| Problem description |
Exactly retype the opening line of the entries and every line after it, ending with the line that contains "const timeZ = d3.range(0, 71, 1);". Skip all pictures.

(Records with drawing code)
########

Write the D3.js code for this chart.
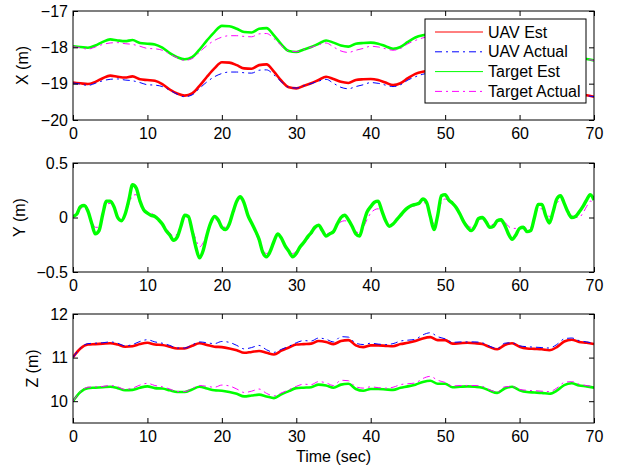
<!DOCTYPE html>
<html>
<head>
<meta charset="utf-8">
<script src="https://cdn.jsdelivr.net/npm/d3@7"></script>
<style>
  body { margin: 0; background: #fff; }
  svg { display: block; font-family: "Liberation Sans", Arial, Helvetica, sans-serif; }
  .tick line { stroke: #000; }
  .tick text { font-size: 16px; fill: #000; }
</style>
</head>
<body>
<svg id="fig" width="622" height="470"></svg>
<script>
// time grids (sec)
const timeX = d3.range(0, 71, 1);
const timeY = d3.range(0, 70.5, 0.5);
const timeZ = d3.range(0, 71, 1);

const xTicks = [0, 10, 20, 30, 40, 50, 60, 70];
const seriesNames = ["UAV Est", "UAV Actual", "Target Est", "Target Actual"];

// X (m), one sample per second
const uavEstX = [-18.97,-18.99,-19.01,-18.95,-18.85,-18.78,-18.81,-18.83,-18.80,-18.88,
  -18.90,-18.92,-19.01,-19.16,-19.27,-19.33,-19.27,-19.06,-18.81,-18.58,
  -18.41,-18.42,-18.49,-18.58,-18.59,-18.49,-18.47,-18.67,-18.92,-19.10,
  -19.13,-19.06,-18.99,-18.90,-18.81,-18.87,-18.95,-18.98,-18.90,-18.88,
  -18.87,-18.90,-18.97,-19.04,-18.99,-18.85,-18.73,-18.67,-18.64,-18.62,
  -18.65,-18.70,-18.74,-18.77,-18.80,-18.84,-18.88,-18.92,-18.95,-18.98,
  -19.02,-19.05,-19.08,-19.12,-19.16,-19.20,-19.23,-19.26,-19.29,-19.32,-19.36];
const uavActX = [-18.98,-19.01,-19.05,-18.99,-18.92,-18.88,-18.87,-18.90,-18.92,-18.97,
  -19.03,-19.04,-19.08,-19.18,-19.29,-19.36,-19.31,-19.13,-18.95,-18.81,
  -18.72,-18.68,-18.68,-18.70,-18.71,-18.63,-18.62,-18.76,-18.95,-19.10,
  -19.12,-19.06,-19.00,-18.93,-18.88,-18.99,-19.10,-19.14,-19.08,-19.03,
  -18.97,-18.99,-19.04,-19.08,-19.03,-18.90,-18.81,-18.74,-18.70,-18.68,
  -18.70,-18.74,-18.78,-18.81,-18.84,-18.88,-18.92,-18.96,-18.99,-19.02,
  -19.05,-19.08,-19.11,-19.14,-19.18,-19.21,-19.24,-19.27,-19.30,-19.33,-19.36];
const tgtEstX = [-17.97,-17.99,-18.01,-17.95,-17.85,-17.78,-17.81,-17.83,-17.80,-17.88,
  -17.90,-17.92,-18.01,-18.16,-18.27,-18.33,-18.27,-18.06,-17.81,-17.58,
  -17.41,-17.42,-17.49,-17.58,-17.59,-17.49,-17.47,-17.67,-17.92,-18.10,
  -18.13,-18.06,-17.99,-17.90,-17.81,-17.87,-17.95,-17.98,-17.90,-17.88,
  -17.87,-17.90,-17.97,-18.04,-17.99,-17.85,-17.73,-17.67,-17.64,-17.62,
  -17.65,-17.70,-17.74,-17.77,-17.80,-17.84,-17.88,-17.92,-17.95,-17.98,
  -18.02,-18.05,-18.08,-18.12,-18.16,-18.20,-18.23,-18.26,-18.29,-18.32,-18.36];
const tgtActX = [-17.98,-18.01,-18.05,-17.99,-17.92,-17.88,-17.87,-17.90,-17.92,-17.97,
  -18.03,-18.04,-18.08,-18.18,-18.29,-18.36,-18.31,-18.13,-17.95,-17.81,
  -17.72,-17.68,-17.68,-17.70,-17.71,-17.63,-17.62,-17.76,-17.95,-18.10,
  -18.12,-18.06,-18.00,-17.93,-17.88,-17.99,-18.10,-18.14,-18.08,-18.03,
  -17.97,-17.99,-18.04,-18.08,-18.03,-17.90,-17.81,-17.74,-17.70,-17.68,
  -17.70,-17.74,-17.78,-17.81,-17.84,-17.88,-17.92,-17.96,-17.99,-18.02,
  -18.05,-18.08,-18.11,-18.14,-18.18,-18.21,-18.24,-18.27,-18.30,-18.33,-18.36];

// Y (m), two samples per second
const tgtEstY = [0.01,0.03,0.10,0.11,0.06,-0.05,-0.15,-0.12,0.03,0.15,
  0.15,0.10,0.00,-0.03,0.03,0.16,0.30,0.27,0.15,0.07,
  0.04,0.02,0.01,-0.02,-0.06,-0.12,-0.16,-0.21,-0.18,-0.08,
  0.02,0.01,-0.12,-0.27,-0.37,-0.30,-0.16,-0.05,0.01,-0.02,
  -0.09,-0.11,-0.06,0.05,0.15,0.19,0.13,0.02,-0.05,-0.12,
  -0.20,-0.32,-0.36,-0.31,-0.22,-0.15,-0.19,-0.26,-0.31,-0.36,
  -0.33,-0.27,-0.23,-0.18,-0.14,-0.09,-0.07,-0.12,-0.17,-0.15,
  -0.13,-0.06,0.00,0.02,-0.02,-0.08,-0.15,-0.17,-0.06,0.05,
  0.10,0.14,0.15,0.06,-0.03,-0.08,-0.06,-0.02,0.02,0.06,
  0.09,0.11,0.12,0.13,0.17,0.14,0.01,-0.11,0.02,0.20,
  0.21,0.16,0.13,0.09,0.03,-0.04,-0.09,-0.12,-0.08,-0.01,
  0.00,-0.04,-0.09,-0.08,-0.03,-0.02,-0.07,-0.15,-0.20,-0.16,
  -0.10,-0.09,-0.13,-0.12,0.00,0.12,0.12,0.02,-0.05,0.05,
  0.17,0.20,0.13,0.05,0.00,0.01,0.05,0.10,0.16,0.21,
  0.16];
const tgtActY = [0.00,0.03,0.08,0.09,0.05,-0.03,-0.09,-0.09,0.02,0.12,
  0.13,0.09,0.01,-0.02,0.03,0.12,0.20,0.21,0.14,0.08,
  0.05,0.04,0.02,-0.01,-0.05,-0.10,-0.14,-0.17,-0.15,-0.07,
  0.01,0.00,-0.10,-0.20,-0.27,-0.23,-0.14,-0.06,-0.01,-0.04,
  -0.08,-0.09,-0.05,0.05,0.14,0.17,0.12,0.03,-0.06,-0.14,
  -0.22,-0.30,-0.33,-0.30,-0.22,-0.16,-0.20,-0.27,-0.31,-0.33,
  -0.31,-0.27,-0.24,-0.20,-0.16,-0.11,-0.08,-0.12,-0.15,-0.14,
  -0.12,-0.07,-0.04,-0.03,-0.04,-0.08,-0.13,-0.14,-0.09,-0.02,
  0.04,0.07,0.08,0.04,-0.02,-0.06,-0.06,-0.02,0.01,0.05,
  0.08,0.10,0.11,0.12,0.14,0.12,0.03,-0.06,0.02,0.14,
  0.17,0.15,0.12,0.08,0.03,-0.02,-0.07,-0.09,-0.07,-0.02,
  -0.01,-0.03,-0.07,-0.06,-0.03,-0.01,-0.04,-0.08,-0.10,-0.10,
  -0.10,-0.09,-0.10,-0.09,-0.01,0.08,0.08,0.04,0.01,0.06,
  0.13,0.16,0.13,0.07,0.02,0.00,0.00,0.04,0.10,0.15,
  0.14];

// Z (m), one sample per second
const uavEstZ = [11.01,11.21,11.30,11.31,11.32,11.33,11.30,11.25,11.26,11.31,
  11.34,11.30,11.29,11.25,11.21,11.21,11.27,11.33,11.29,11.25,
  11.24,11.21,11.17,11.11,11.13,11.15,11.11,11.07,11.16,11.23,
  11.30,11.31,11.32,11.38,11.36,11.31,11.38,11.40,11.28,11.24,
  11.28,11.28,11.27,11.26,11.31,11.34,11.38,11.44,11.47,11.40,
  11.40,11.32,11.33,11.34,11.33,11.31,11.24,11.19,11.29,11.33,
  11.25,11.21,11.20,11.19,11.17,11.24,11.37,11.41,11.36,11.34,11.31];
const uavActZ = [11.00,11.22,11.32,11.33,11.34,11.36,11.33,11.27,11.30,11.37,
  11.41,11.36,11.33,11.28,11.22,11.22,11.29,11.36,11.34,11.32,
  11.37,11.35,11.28,11.20,11.23,11.28,11.18,11.12,11.19,11.26,
  11.34,11.39,11.38,11.45,11.42,11.36,11.48,11.47,11.33,11.30,
  11.33,11.31,11.30,11.32,11.38,11.40,11.42,11.52,11.57,11.48,
  11.43,11.35,11.36,11.36,11.36,11.34,11.26,11.21,11.33,11.34,
  11.27,11.25,11.24,11.23,11.22,11.30,11.43,11.45,11.39,11.36,11.33];
const tgtEstZ = [10.00,10.21,10.30,10.31,10.32,10.33,10.30,10.25,10.26,10.31,
  10.34,10.30,10.29,10.25,10.21,10.21,10.27,10.33,10.29,10.25,
  10.24,10.21,10.17,10.11,10.13,10.15,10.11,10.07,10.16,10.23,
  10.30,10.31,10.32,10.38,10.36,10.31,10.38,10.40,10.28,10.24,
  10.28,10.28,10.27,10.26,10.31,10.34,10.38,10.44,10.47,10.40,
  10.40,10.32,10.33,10.34,10.33,10.31,10.24,10.19,10.29,10.33,
  10.25,10.21,10.20,10.19,10.17,10.24,10.37,10.41,10.36,10.34,10.31];
const tgtActZ = [10.00,10.22,10.32,10.33,10.34,10.36,10.33,10.27,10.30,10.37,
  10.41,10.36,10.33,10.28,10.22,10.22,10.29,10.36,10.34,10.32,
  10.37,10.35,10.28,10.20,10.23,10.28,10.18,10.12,10.19,10.26,
  10.34,10.39,10.38,10.45,10.42,10.36,10.48,10.47,10.33,10.30,
  10.33,10.31,10.30,10.32,10.38,10.40,10.42,10.52,10.57,10.48,
  10.43,10.35,10.36,10.36,10.36,10.34,10.26,10.21,10.33,10.34,
  10.27,10.25,10.24,10.23,10.22,10.30,10.43,10.45,10.39,10.36,10.33];

const styles = {
  "UAV Est":       { color: "#ff0000", dash: null,      width: 2.6 },
  "UAV Actual":    { color: "#0000ff", dash: "7,4,2,4", width: 1 },
  "Target Est":    { color: "#00ff00", dash: null,      width: 2.6 },
  "Target Actual": { color: "#ff00ff", dash: "7,4,2,4", width: 1 }
};

const panels = [
  { top: 11,  domain: [-20, -17], ticks: [-20, -19, -18, -17], label: "X (m)", labelX: 28,
    series: [["UAV Est", timeX, uavEstX], ["UAV Actual", timeX, uavActX],
             ["Target Est", timeX, tgtEstX], ["Target Actual", timeX, tgtActX]] },
  { top: 163, domain: [-0.5, 0.5], ticks: [-0.5, 0, 0.5], label: "Y (m)", labelX: 25,
    series: [["Target Actual", timeY, tgtActY], ["Target Est", timeY, tgtEstY, 3.4]] },
  { top: 314, domain: [9.5, 12], ticks: [10, 11, 12], label: "Z (m)", labelX: 38,
    series: [["UAV Est", timeZ, uavEstZ], ["UAV Actual", timeZ, uavActZ],
             ["Target Est", timeZ, tgtEstZ], ["Target Actual", timeZ, tgtActZ]] }
];

const svg = d3.select("#fig");
svg.append("rect").attr("width", 622).attr("height", 470).attr("fill", "#fff");

const left = 73, right = 594, ph = 109;
const x = d3.scaleLinear().domain([0, 70]).range([left, right]);
const fmt = d3.format("~g");

panels.forEach((p, i) => {
  const y = d3.scaleLinear().domain(p.domain).range([p.top + ph, p.top]);
  const g = svg.append("g");

  g.append("clipPath").attr("id", "clip" + i)
    .append("rect").attr("x", left).attr("y", p.top).attr("width", right - left).attr("height", ph);

  const plot = g.append("g").attr("clip-path", `url(#clip${i})`);
  p.series.forEach(([name, t, v, w]) => {
    const s = styles[name];
    const line = d3.line().x((d, k) => x(t[k])).y(d => y(d)).curve(d3.curveMonotoneX);
    plot.append("path")
      .attr("d", line(v))
      .attr("fill", "none")
      .attr("stroke", s.color)
      .attr("stroke-width", w || s.width)
      .attr("stroke-linejoin", "round")
      .attr("stroke-dasharray", s.dash);
  });

  g.append("g").attr("transform", `translate(0,${p.top + ph})`)
    .call(d3.axisBottom(x).tickValues(xTicks).tickFormat(fmt).tickSizeInner(-5).tickSizeOuter(0).tickPadding(8));
  g.append("g").attr("transform", `translate(0,${p.top})`)
    .call(d3.axisTop(x).tickValues(xTicks).tickFormat("").tickSizeInner(-5).tickSizeOuter(0));
  g.append("g").attr("transform", `translate(${left},0)`)
    .call(d3.axisLeft(y).tickValues(p.ticks).tickFormat(fmt).tickSizeInner(-5).tickSizeOuter(0).tickPadding(5));
  g.append("g").attr("transform", `translate(${right},0)`)
    .call(d3.axisRight(y).tickValues(p.ticks).tickFormat("").tickSizeInner(-5).tickSizeOuter(0));
  g.selectAll(".domain").remove();

  g.append("rect")
    .attr("x", left).attr("y", p.top).attr("width", right - left).attr("height", ph)
    .attr("fill", "none").attr("stroke", "#000").attr("stroke-width", 1);

  g.append("text")
    .attr("transform", `translate(${p.labelX},${p.top + ph / 2}) rotate(-90)`)
    .attr("text-anchor", "middle")
    .attr("font-size", 16)
    .text(p.label);
});

svg.append("text")
  .attr("x", (left + right) / 2).attr("y", 462)
  .attr("text-anchor", "middle")
  .attr("font-size", 16)
  .text("Time (sec)");

// legend
const lg = svg.append("g").attr("transform", "translate(425,19)");
lg.append("rect").attr("width", 161).attr("height", 84)
  .attr("fill", "#fff").attr("stroke", "#000");
seriesNames.forEach((name, k) => {
  const s = styles[name];
  const cy = 13 + k * 19.8;
  lg.append("line")
    .attr("x1", 10).attr("x2", 58).attr("y1", cy).attr("y2", cy)
    .attr("stroke", s.color).attr("stroke-width", 1)
    .attr("stroke-dasharray", s.dash);
  lg.append("text")
    .attr("x", 63).attr("y", cy + 5.5)
    .attr("font-size", 16)
    .text(name);
});
</script>
</body>
</html>
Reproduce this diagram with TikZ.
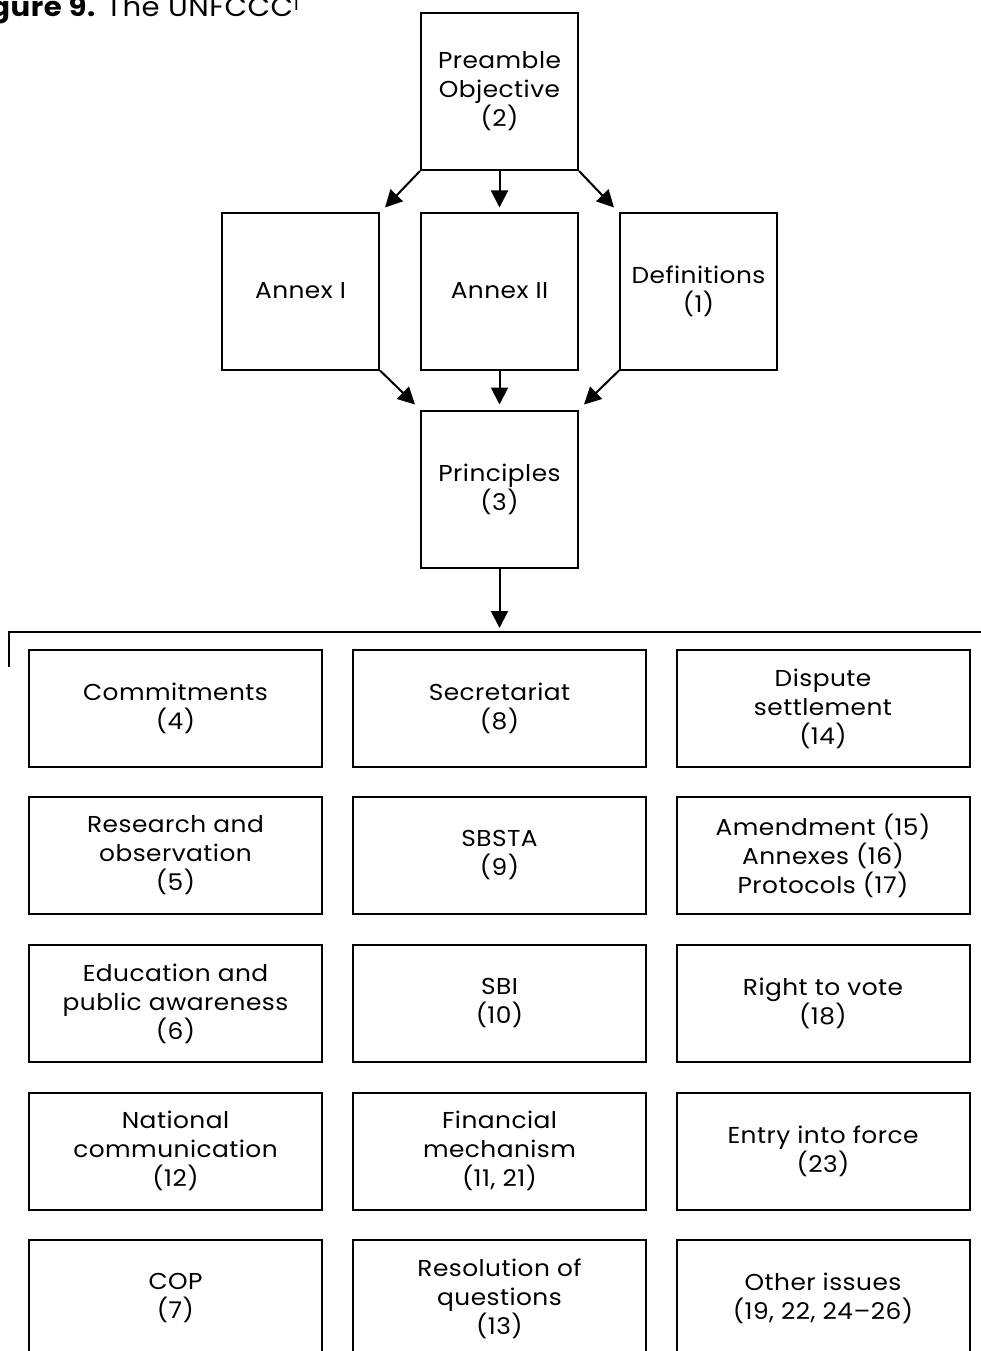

########

| Task answer |
Write the D3.js code for this chart.
<!DOCTYPE html>
<html>
<head>
<meta charset="utf-8">
<script src="https://cdn.jsdelivr.net/npm/d3@7"></script>
<style>
  body { margin: 0; background: #fff; }
  svg { display: block; font-family: "Liberation Sans", Arial, Helvetica, sans-serif; }
  .tick line { stroke: #000; }
  .tick text { font-size: 16px; fill: #000; }
</style>
</head>
<body>
<svg id="fig" width="622" height="470"></svg>
<script>
// time grids (sec)
const timeX = d3.range(0, 71, 1);
const timeY = d3.range(0, 70.5, 0.5);
const timeZ = d3.range(0, 71, 1);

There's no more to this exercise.